This blog will center on ALTA's testimony on controlled business arrangements submitted to the House Subcommittee on Housing and Community Development in September, 1981 hearing, delivered by James L. Boren Jr., then the President of ALTA.
The statement was given in the context of a debate over RESPA Section 8 provisions prohibiting kickbacks. In particular, HUD had made a ruling in 1980 that controlled business arrangements "may" violate the kickback prohibition. Naturally, the indistinct and vague nature of the word "may" caused a good deal of confusion as to what was allowed and what was not, and Congress saw a need to hold hearings to determine what action should be taken to settle the issue.
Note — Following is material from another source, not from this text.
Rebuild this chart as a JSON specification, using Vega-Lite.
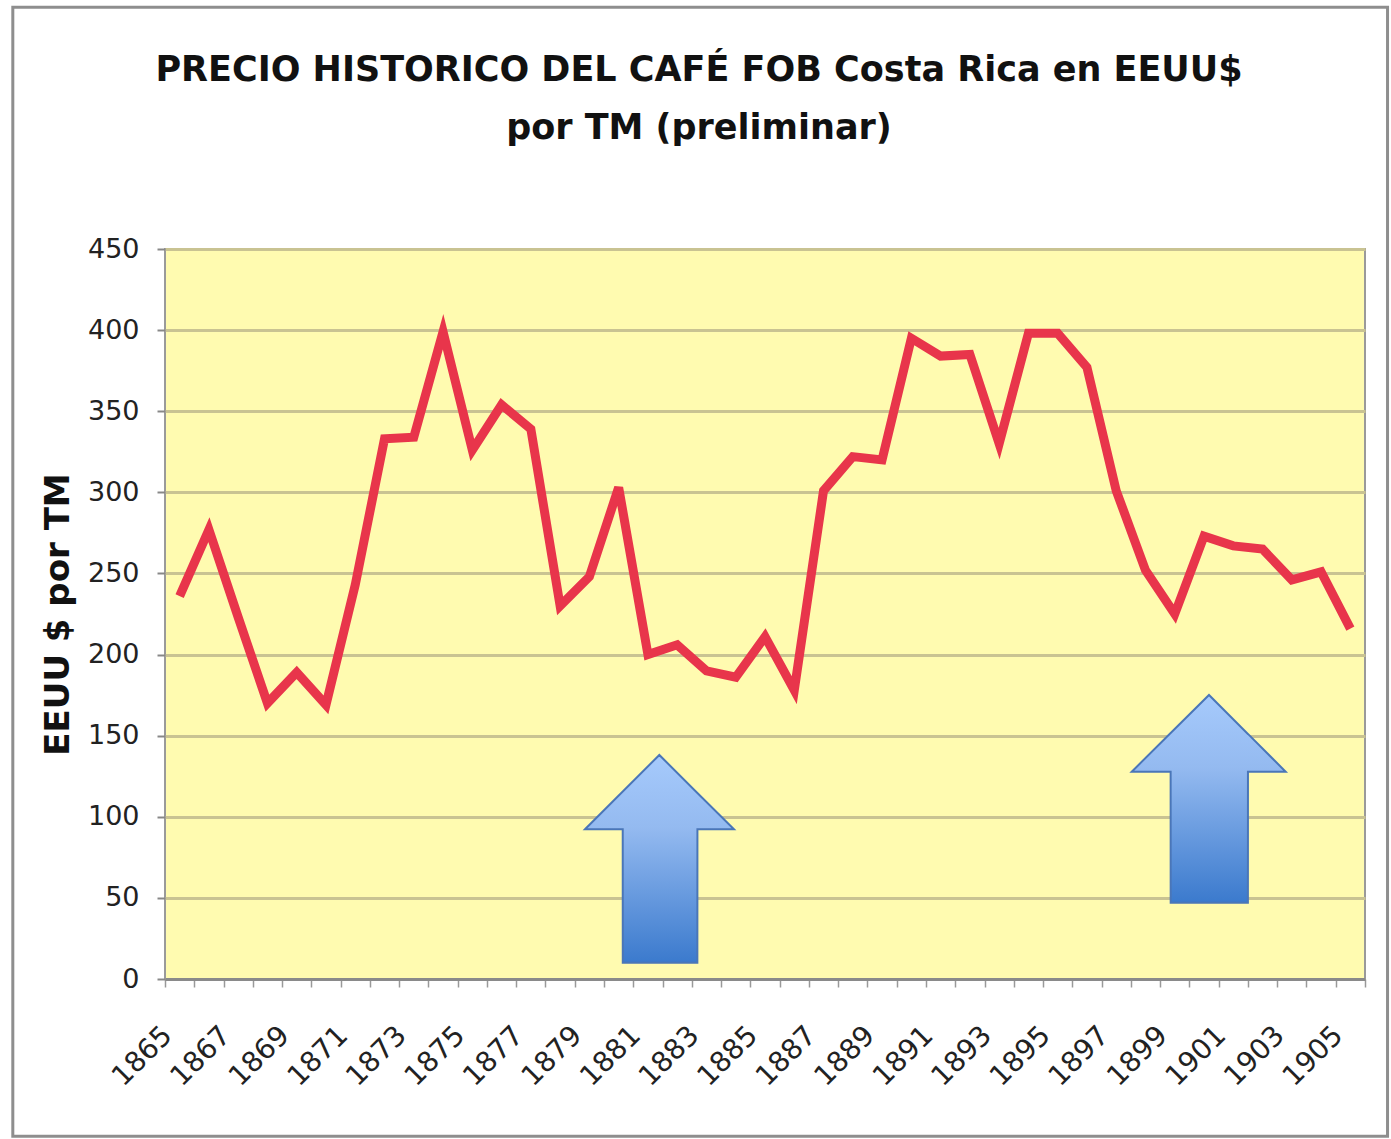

The panel at the 1981 hearing was populated by strong opinions on both sides of the controlled business issue. Some members of the panel dismissed the title industry's stance against controlled businesses as a self-serving desire by the title industry to give itself special and undue antitrust protections. For instance, Barry Tate, Staff VP of The U.S. League of Savings Associations, an advocate for the savings and loan industry, glibly claimed that there was "no proper justification for a special antitrust law in the real estate settlement services area, any more than one would prohibit Sears, Roebuck from servicing its washing machines in order to assure business for independent repair shops."
ALTA's statement was unequivocally and unapologetically against controlled business arrangements. According to Boren's statement on behalf of ALTA, controlled business arrangements were "undermining the vitality of competition in our industry." The issue was so serious that it "affects the survival of many independent abstractors, title insurance agencies, and title insurers," Boren said. Since Congress had outlawed kickbacks in the industry, and, in ALTA's view, "controlled business arrangements are the functional and economic equivalent to kickbacks," Boren argued that Congress should "clearly and comprehensively prohibit" them. If Congress were to fail to do so, Boren warned that "controlled business arrangements will have a greater adverse impact on competition than kickbacks ever had," hurting consumers and title businesses alike.
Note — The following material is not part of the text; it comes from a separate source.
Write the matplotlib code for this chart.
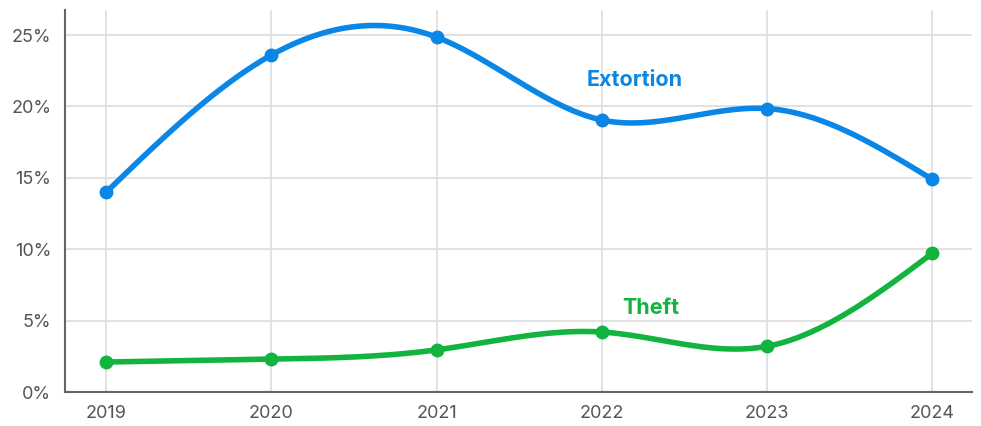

Despite ALTA's strong arguments, its opponents won the battle. RESPA Section 8 was ultimately amended in 1983 to allow lenders, brokers, and other referrers of title insurance business to refer the business to businesses under their own ownership and control, subject to certain guidelines and limitations designed to prohibit "sham" title businesses.
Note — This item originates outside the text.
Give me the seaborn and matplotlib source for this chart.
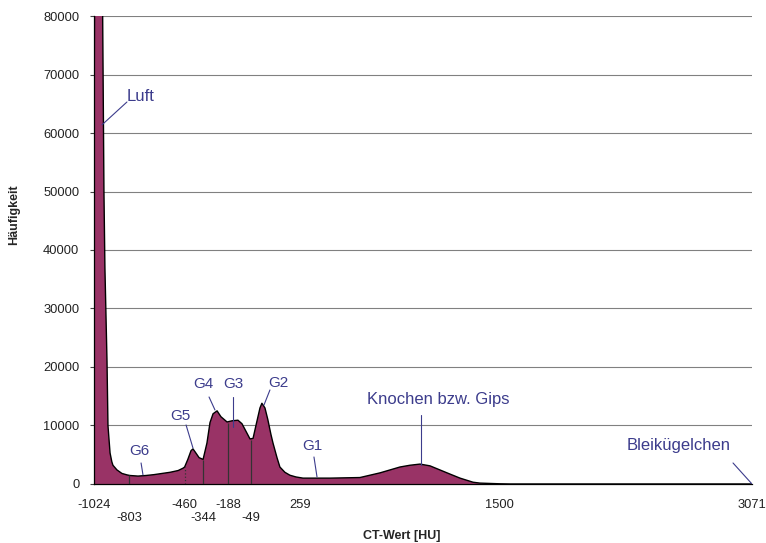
import numpy as np
import pandas as pd
import matplotlib.pyplot as plt
import seaborn as sns

# histogram
hu = [-1024, -1000, -970, -962, -956, -943, -937, -924, -913, -906, -881, -850,
      -818, -800, -750, -700, -650, -600, -550, -500, -470, -460, -440, -420,
      -408, -395, -370, -345, -321, -302, -283, -258, -234, -196, -165, -128,
      -103, -78, -53, -34, -16, 9, 21, 40, 58, 77, 90, 115, 133, 164, 195, 233,
      277, 445, 631, 756, 880, 942, 1005, 1067, 1129, 1191, 1254, 1335, 1378,
      1503, 1565, 3071]
counts = [56000, 250000, 80000, 50000, 37000, 21000, 10000, 5300, 3800, 3200,
          2400, 1800, 1550, 1450, 1350, 1450, 1600, 1800, 2000, 2300, 2700, 2900,
          4200, 5700, 6000, 5500, 4500, 4200, 7000, 10500, 12000, 12500, 11500,
          10600, 10800, 10900, 10300, 9000, 7700, 7800, 10000, 13000, 13800,
          13000, 11000, 8500, 7000, 4500, 2900, 2000, 1500, 1200, 1000, 1000,
          1100, 1900, 2900, 3200, 3400, 3100, 2400, 1700, 1000, 300, 150, 30, 0, 0]
assert len(hu) == len(counts)

major_ticks = [-1024, -460, -188, 259, 1500, 3071]
minor_ticks = [-803, -344, -49]
y_ticks = [0, 10000, 20000, 30000, 40000, 50000, 60000, 70000, 80000]

# threshold lines inside the area (HU, height)
marker_hu = [-803, -344, -188, -49]
marker_top = [1450, 4100, 10400, 7500]

df = pd.DataFrame({"hu": hu, "count": counts})

sns.set_style("white")
plt.rcParams['font.family'] = ['Liberation Sans', 'DejaVu Sans']

fig = plt.figure(figsize=(7.66, 5.43), dpi=100)
ax = fig.add_axes([0.1227, 0.1087, 0.859, 0.8618])

ax.fill_between(df["hu"], df["count"], color="#993366", lw=0, zorder=2)
sns.lineplot(data=df, x="hu", y="count", color="black", lw=1.0, ax=ax, zorder=3)

ax.vlines(marker_hu, 0, marker_top, color="#333333", lw=0.9, zorder=4)
ax.vlines([-460], 0, [2900], color="#333333", lw=0.9, ls=":", zorder=4)

tick_fs = 9.3
ax.set_xlim(-1024, 3071)
ax.set_ylim(0, 80000)
ax.set_yticks(y_ticks)
ax.set_yticklabels([str(v) for v in y_ticks], fontsize=tick_fs, color="#222222")
ax.set_xticks(major_ticks)
ax.set_xticklabels([str(v) for v in major_ticks], fontsize=tick_fs, color="#222222")
ax.set_xticks(minor_ticks, minor=True)
ax.set_xticklabels([str(v) for v in minor_ticks], minor=True, fontsize=tick_fs, color="#222222")
ax.tick_params(axis="x", which="major", length=5, width=0.8, pad=5.5, color="#444444")
ax.tick_params(axis="x", which="minor", length=16.5, width=0.8, pad=4, color="#444444")
ax.tick_params(axis="y", length=3, width=0.8, pad=7.5, color="#444444", left=True)

ax.yaxis.grid(True, color="#808080", lw=0.8, zorder=0)
ax.set_axisbelow(True)
for s in ["top", "right"]:
    ax.spines[s].set_visible(False)
for s in ["left", "bottom"]:
    ax.spines[s].set_color("black")
    ax.spines[s].set_linewidth(0.9)

ax.set_xlabel("CT-Wert [HU]", fontsize=9, fontweight="bold")
ax.set_ylabel("Häufigkeit", fontsize=9, fontweight="bold")
ax.xaxis.set_label_coords(0.468, -0.098)
ax.yaxis.set_label_coords(-0.112, 0.575)

lab_col = "#3c3c8c"
def note(txt, xt, yt, x0, y0, x1, y1, size, ha="center"):
    ax.text(xt, yt, txt, color=lab_col, fontsize=size, ha=ha, va="center", zorder=6)
    ax.plot([x0, x1], [y0, y1], color=lab_col, lw=0.8, zorder=6)

note("Luft", -819, 66300, -819, 65300, -974, 61400, 12, ha="left")
note("G6", -744, 5640, -731, 3590, -719, 1540, 11)
note("G5", -489, 11620, -451, 10090, -408, 6150, 11)
note("G4", -346, 17090, -308, 14870, -271, 12650, 11)
note("G3", -159, 17090, -159, 14870, -159, 9740, 11)
note("G2", 121, 17260, 71, 16070, 34, 13500, 11)
note("G1", 333, 6500, 345, 4615, 364, 1200, 11)
note("Knochen bzw. Gips", 1120, 14360, 1011, 11800, 1011, 3250, 12)
note("Bleikügelchen", 2617, 6500, 2953, 3590, 3071, 0, 12)

fig.savefig("out.png", dpi=100)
Since these old Congressional transcripts are not available online, I've included several lengthy passages from the testimony. See if you do not agree that what ALTA said in 1981 is still not true today.
ALTA argued that controlled businesses would interfere with natural and positive forms of competition inherent in a fair and competitive marketplace that would tend to cause real estate professionals to choose the best title insurance providers:
[R]eliance on the advice of a knowledgeable real estate professional can have substantial positive benefits for the consumer, since these real estate professionals are far more knowledgeable than the consumer about the quality of services and the reasonableness of the prices offered by various providers of title insurance services in the community. Title insurance entities, in seeking the favorable recommendations of these knowledgeable professionals in a market in which competition has not been foreclosed, have an incentive to compete for those recommendations by bringing the merits of their services and prices to the attention of these professionals. But these consumer and competitive benefits will not be realized if the recommendation of the real estate professional is based on considerations that serve his personal financial interests rather than the consumer's interests.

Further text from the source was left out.